- [Data lines]
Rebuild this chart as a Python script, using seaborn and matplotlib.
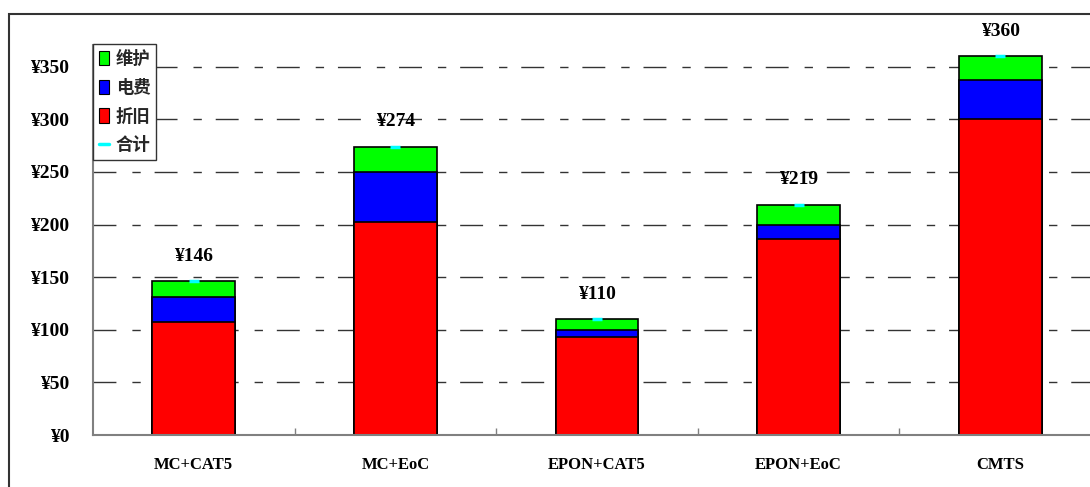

...

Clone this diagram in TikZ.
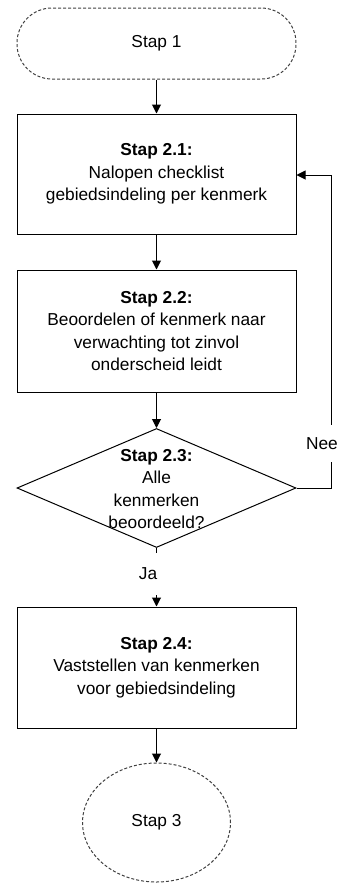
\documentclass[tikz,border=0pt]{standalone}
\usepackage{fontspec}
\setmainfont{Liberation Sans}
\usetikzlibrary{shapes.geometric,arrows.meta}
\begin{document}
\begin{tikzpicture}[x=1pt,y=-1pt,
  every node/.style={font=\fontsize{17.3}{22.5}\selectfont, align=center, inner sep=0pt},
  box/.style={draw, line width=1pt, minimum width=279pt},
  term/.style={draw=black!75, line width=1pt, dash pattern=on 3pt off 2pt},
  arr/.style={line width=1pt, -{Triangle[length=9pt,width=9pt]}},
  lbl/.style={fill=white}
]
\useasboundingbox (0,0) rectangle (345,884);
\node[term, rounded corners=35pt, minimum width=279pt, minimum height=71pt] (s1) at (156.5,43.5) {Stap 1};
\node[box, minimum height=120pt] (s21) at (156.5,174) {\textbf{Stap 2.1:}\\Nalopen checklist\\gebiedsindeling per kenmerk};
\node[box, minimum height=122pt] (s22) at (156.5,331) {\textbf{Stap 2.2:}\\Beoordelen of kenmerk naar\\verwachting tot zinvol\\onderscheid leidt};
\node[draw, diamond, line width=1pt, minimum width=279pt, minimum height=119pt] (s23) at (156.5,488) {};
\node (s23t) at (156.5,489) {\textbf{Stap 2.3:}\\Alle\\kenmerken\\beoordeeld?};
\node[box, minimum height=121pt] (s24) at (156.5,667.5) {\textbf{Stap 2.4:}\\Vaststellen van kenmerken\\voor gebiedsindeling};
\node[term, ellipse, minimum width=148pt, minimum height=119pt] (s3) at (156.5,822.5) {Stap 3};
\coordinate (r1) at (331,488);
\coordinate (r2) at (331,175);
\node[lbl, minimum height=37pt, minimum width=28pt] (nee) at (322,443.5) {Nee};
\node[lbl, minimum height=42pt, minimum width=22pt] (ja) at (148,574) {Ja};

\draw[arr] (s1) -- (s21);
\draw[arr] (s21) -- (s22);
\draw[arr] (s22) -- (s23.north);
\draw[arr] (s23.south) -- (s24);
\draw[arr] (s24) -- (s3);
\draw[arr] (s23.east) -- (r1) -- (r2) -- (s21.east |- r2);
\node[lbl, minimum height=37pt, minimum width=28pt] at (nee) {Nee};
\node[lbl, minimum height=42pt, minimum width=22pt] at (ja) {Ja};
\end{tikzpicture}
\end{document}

- [Stated goal] Using the listing above, locate the lines that hold "this" and copy each one.

- [Task output]
Rebuild this chart as a Python script, using seaborn and matplotlib.
Clone this diagram in TikZ.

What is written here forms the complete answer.